Paul Krugman says Rep. Paul Ryan is a flimflam man because he claims his Roadmap would cut the federal deficit. The problem is that although the CBO scored his spending cuts, they didn't score his tax plan, and when the Tax Policy Center took a look at it they concluded that his plan would reduce taxes a whole bunch, thus creating a considerably larger deficit than Ryan says. Megan McArdle pushes back, explaining that it's the JCT that scores tax plans, not the CBO:
As a matter of fact, Paul Ryan is willing to work on the revenue side. And he has explained this — on his web site, in February, when these complaints were first aired.
....My recollection is also that Paul Ryan couldn't get the JCT committee staff time anyway because they were a wee bit busy doing all the forecasts for health care reform....At any rate, the answer to Paul Krugman's question "Why didn't he ask" is that "He did, and they said no."
While I remain skeptical that anything like the Roadmap is politically possible, Paul Ryan is doing exactly what any sensible congressional sponsor with limited access to CBO time does; he's saying "Well, when this is getting close to being an actual bill, we'll work with the CBO and the JCT to tweak the tax rates in order to provide the amount of revenue we need." This is entirely normal.

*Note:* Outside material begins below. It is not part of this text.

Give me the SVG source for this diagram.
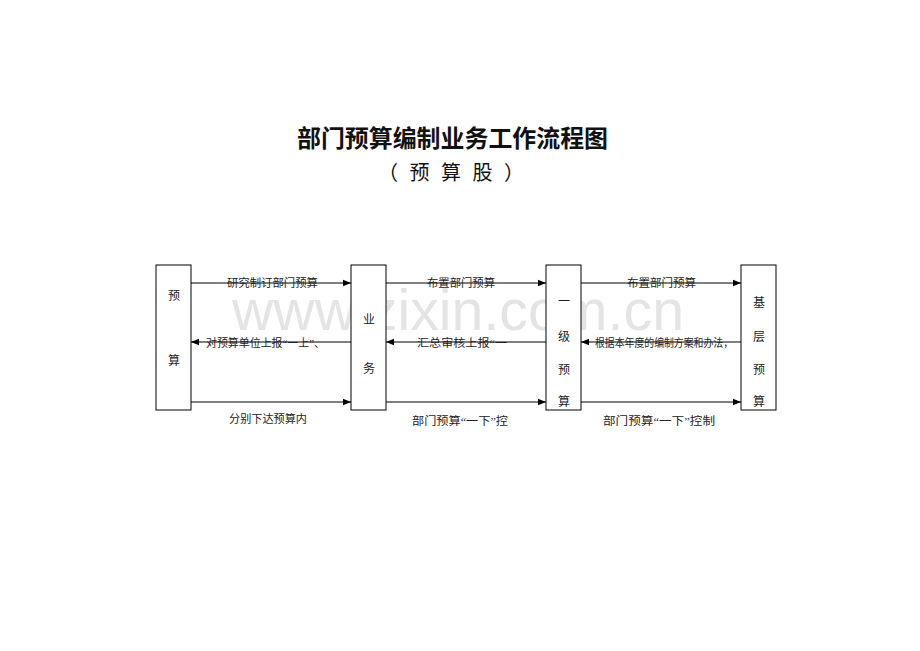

Well....OK. Up to a point. But look: Ryan surely has some responsibility to make the tax side of his plan as realistic as possible, especially given his chosen role as toughminded truthteller. And the Tax Policy Center made it pretty clear months ago that he wasn't even close to his revenue goal. It's easy to wave this off as requiring mere "tweaks" to the tax rates, but those tweaks are exactly the place where anyone would quite reasonably be most suspicious of Ryan's willingness to play fair. After all, two or three points of GDP is a lot of money, and a tax skeptic like Ryan is going to have a very hard time making the changes necessary to come up with that kind of dough.
Ryan's Roadmap is 70 pages long and obviously the result of a lot of work. So why not put in a little more work and bring the tax side of the plan into the realm of reason? Is it really that cynical to think it's because he's trying to get credit for being a deficit fighter without having to give up the dramatic tax cuts for the rich he so obviously has his heart set on?